I can not remember a time when I was NOT relaxed. That's all I knew, everyone in elementary school was relaxed, my mom was relaxed, my friends, my aunts, my grandmother. I never realized that it was okay to not have straight hair. I didn't know the difference between "good hair" or "bad hair", and I honestly believed that it was just what black people did, what we had to do. I thought it was the only way we could do our hair; that the occasional burning, the slight scabbing, temporary bald patches.... I though that was just WHAT WE HAD TO DO.....

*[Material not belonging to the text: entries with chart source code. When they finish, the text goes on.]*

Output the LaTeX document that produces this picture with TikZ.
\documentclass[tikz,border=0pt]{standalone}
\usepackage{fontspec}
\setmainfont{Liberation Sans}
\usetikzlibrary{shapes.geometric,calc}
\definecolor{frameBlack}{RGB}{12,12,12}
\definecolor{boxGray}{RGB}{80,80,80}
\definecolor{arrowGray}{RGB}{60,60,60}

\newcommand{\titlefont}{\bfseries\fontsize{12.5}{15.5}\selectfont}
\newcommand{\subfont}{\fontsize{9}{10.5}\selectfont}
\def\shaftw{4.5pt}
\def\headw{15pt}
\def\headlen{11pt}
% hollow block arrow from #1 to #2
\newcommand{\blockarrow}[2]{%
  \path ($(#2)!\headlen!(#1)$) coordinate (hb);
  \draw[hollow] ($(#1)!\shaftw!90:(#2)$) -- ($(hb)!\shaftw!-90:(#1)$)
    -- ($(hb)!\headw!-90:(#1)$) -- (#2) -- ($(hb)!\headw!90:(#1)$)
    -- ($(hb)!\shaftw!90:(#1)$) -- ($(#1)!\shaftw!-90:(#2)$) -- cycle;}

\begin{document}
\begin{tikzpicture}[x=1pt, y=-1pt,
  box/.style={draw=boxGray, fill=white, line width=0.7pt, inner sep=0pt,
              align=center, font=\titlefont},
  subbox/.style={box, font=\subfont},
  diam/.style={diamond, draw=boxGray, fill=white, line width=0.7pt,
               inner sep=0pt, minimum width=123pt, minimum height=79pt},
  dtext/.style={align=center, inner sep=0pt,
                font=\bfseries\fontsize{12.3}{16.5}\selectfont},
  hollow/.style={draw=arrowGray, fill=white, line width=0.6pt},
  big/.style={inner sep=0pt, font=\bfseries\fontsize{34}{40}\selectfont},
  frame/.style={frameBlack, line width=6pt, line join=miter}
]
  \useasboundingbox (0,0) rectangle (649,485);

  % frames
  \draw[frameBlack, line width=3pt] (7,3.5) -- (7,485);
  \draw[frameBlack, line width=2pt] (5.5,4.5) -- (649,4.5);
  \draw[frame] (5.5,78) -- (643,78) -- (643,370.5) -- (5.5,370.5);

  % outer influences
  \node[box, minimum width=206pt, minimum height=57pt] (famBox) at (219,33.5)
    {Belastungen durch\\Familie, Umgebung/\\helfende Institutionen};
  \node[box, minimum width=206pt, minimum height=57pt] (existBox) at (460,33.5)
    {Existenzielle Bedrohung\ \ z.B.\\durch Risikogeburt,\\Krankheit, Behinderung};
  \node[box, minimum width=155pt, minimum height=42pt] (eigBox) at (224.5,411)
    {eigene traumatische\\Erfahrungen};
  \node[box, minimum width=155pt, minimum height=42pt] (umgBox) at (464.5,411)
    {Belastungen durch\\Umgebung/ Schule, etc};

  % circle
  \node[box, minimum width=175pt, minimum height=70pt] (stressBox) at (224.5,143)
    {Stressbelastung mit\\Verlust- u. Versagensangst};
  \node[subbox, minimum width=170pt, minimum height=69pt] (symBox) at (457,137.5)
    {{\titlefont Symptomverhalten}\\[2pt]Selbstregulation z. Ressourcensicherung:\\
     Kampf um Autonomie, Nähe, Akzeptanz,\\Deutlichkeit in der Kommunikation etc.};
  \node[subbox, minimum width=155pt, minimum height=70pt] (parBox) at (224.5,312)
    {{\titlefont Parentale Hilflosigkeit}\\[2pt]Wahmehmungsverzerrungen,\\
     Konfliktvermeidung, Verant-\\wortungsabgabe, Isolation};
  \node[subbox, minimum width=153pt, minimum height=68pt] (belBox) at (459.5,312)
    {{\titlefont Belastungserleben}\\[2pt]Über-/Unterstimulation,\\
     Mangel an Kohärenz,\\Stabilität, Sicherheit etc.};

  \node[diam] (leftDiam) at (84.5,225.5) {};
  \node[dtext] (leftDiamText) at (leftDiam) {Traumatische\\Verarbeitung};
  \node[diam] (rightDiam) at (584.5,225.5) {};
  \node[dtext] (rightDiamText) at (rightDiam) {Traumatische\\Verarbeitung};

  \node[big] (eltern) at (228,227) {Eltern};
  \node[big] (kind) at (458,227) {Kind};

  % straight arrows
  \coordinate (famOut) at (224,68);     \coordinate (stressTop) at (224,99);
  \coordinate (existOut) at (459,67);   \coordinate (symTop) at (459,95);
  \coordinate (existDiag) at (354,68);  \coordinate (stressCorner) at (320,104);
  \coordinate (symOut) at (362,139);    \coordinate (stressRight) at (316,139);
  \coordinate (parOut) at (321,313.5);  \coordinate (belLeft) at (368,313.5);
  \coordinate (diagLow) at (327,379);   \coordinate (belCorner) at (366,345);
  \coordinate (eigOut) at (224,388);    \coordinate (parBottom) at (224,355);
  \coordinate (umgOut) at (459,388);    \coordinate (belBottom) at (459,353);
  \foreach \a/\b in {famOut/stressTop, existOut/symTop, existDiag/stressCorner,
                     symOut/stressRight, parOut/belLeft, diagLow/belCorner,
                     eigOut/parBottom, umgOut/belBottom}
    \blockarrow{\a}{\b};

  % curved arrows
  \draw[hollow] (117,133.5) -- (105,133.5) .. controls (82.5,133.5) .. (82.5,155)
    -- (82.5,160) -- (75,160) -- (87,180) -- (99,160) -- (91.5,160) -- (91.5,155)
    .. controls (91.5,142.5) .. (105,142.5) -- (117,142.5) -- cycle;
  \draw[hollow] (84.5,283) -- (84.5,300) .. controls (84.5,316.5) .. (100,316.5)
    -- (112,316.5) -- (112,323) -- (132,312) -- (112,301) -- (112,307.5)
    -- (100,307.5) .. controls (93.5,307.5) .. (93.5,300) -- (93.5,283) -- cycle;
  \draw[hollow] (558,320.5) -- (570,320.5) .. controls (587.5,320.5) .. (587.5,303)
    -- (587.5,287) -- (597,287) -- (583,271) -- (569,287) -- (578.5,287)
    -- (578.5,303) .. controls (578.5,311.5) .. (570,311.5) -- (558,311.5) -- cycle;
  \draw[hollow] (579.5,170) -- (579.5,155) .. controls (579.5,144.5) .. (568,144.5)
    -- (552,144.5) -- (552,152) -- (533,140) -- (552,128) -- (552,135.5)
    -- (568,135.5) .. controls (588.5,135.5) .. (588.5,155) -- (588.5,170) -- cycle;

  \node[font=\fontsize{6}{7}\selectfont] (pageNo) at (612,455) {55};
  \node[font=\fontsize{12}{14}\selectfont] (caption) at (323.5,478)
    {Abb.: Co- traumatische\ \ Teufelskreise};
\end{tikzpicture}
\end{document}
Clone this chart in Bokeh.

I'd never known the kinks and coils that were at my base, outside of what seemed to be there after 2 - 3 months of wearing braids. My hair dresser (who I'd visit every six to nine weeks for a touch-up, for as long as I can remember) would even scold me if I'd waited too long to get a perm, because my roots were SOO thick. I didn't know what that meant, I just knew they were poofy, and looked strange compared to the straight hair hanging after it.
I was like this my entire time in grade schooling.... Relaxers.
High school, when I'd began taking care of my hair, It began to grow thinner... I'd straighten it, "bump" it, everything.... I honestly had no idea what I was doing. My hair started shedding, breaking off... it never again grew past my shoulders... it was a mess.
(that's me, on the right)
By my senior year, my hairdresser suggested having a track or two glued in, to make my hair look "fuller".
and so, I did....
I had tracks. just one or two rows glued into my hair. it looked great! My hair looked great! it looked fuller, and longer (still not past my shoulders), healthier. but that was just the track. I didn't suffer any damage from them (thankfully).
Around Spring 2009, I got my first "bad" burn from a perm (there are no pics)..... My hair dresser had left me in the hands of someone else, I'd called for them to rinse it out, she'd made it just in time, but she missed a good portion of the nape of my neck. when I finally got her to fix it, some of the relaxer was still there; my denseness and tolerant attitude assumed that "she knows what she's doing... maybe it's suppose to be there?
In the end, even after she re-rinsed.... Some hair fell out...... the nape of my neck scabbed up, hurt and burned for days... and eventually grew back....
July of 2010 was my last relaxer...
I'd gone to my hairdresser, on the usual time... It was so busy that Saturday morning, but I went in anyway. the usual steps were taken, and I was sat down at the sink. It happened faster than usual, within three minutes, the front of my head was burning. I decided that it was too soon... so I waited another minute and a half before trying to catch her attention. (mistake no. 1)
I called out and explained, as calmly as possible, that it burned.... She was busy with another client, and asked that I waited a few more minutes. I waited two. and called out again.... "I'll be right with you" (mistake no. 2)
I should have done something then and there... but instead, I decided to be polite and wait... three to five minutes? I don't remember how long... but my head was on fire.... I sat there clawing my nails into the arms of the chair, crossing my legs back and forth, trying to smile, trying not to cry. screaming to my self, with my failed attempts of distraction, magazines and speaking with other clients.
It was hell.
Finally she came over, and quickly rinsed me off. the burning of my scalp being rinsed hurt more than the actual relaxer. It was so hard not to cry, I'm sure a few tears escaped.
No matter how much she rinsed, the pain didn't go away...
Once I got home, I noticed... the front right section of my hair was thin. parting it, it looked as if I was balding. (so much hair is still missing) It was then, that I vowed to never get another perm.
I didn't know what else to do, so I stayed in braids an entire year; arguing with my mother about my refusal to get a perm. Not knowing what else there was to do...
I didn't know what "going natural" was.... The only things I knew were:
I wasn't going to do that harmful thing to myself again.
I was refusing to lose the rest of my hair over man's standard of "beauty"
After several arguments, my mother cut off all of my permed hair and sent me to a natural hair salon.
I've been relaxer free nearly 3 years (this July) and 100% natural 2 years (this September)
I still vow to never get a relaxer. to never use a relaxer on my future children.
Whenever I attempt to part the right side of my head, I am reminded of that promise. I still pray that it all grows back.
I can never part my hair too far on the right side... and I truly envy those who have gone through the 0"-2" BC TWA hair stage; badly as I wish to, it's one of the things I am truly afraid to do, because of my relaxer "battle scar".
Aside from the "battle scar" my natural hair has given me new confidence.... and I've actually come to love myself more with it, than with straight hair.
Even Sheep grow back their wool.
My name is Ceya (or Janey if you wish) I'm 23, and on the second year of my natural hair journey.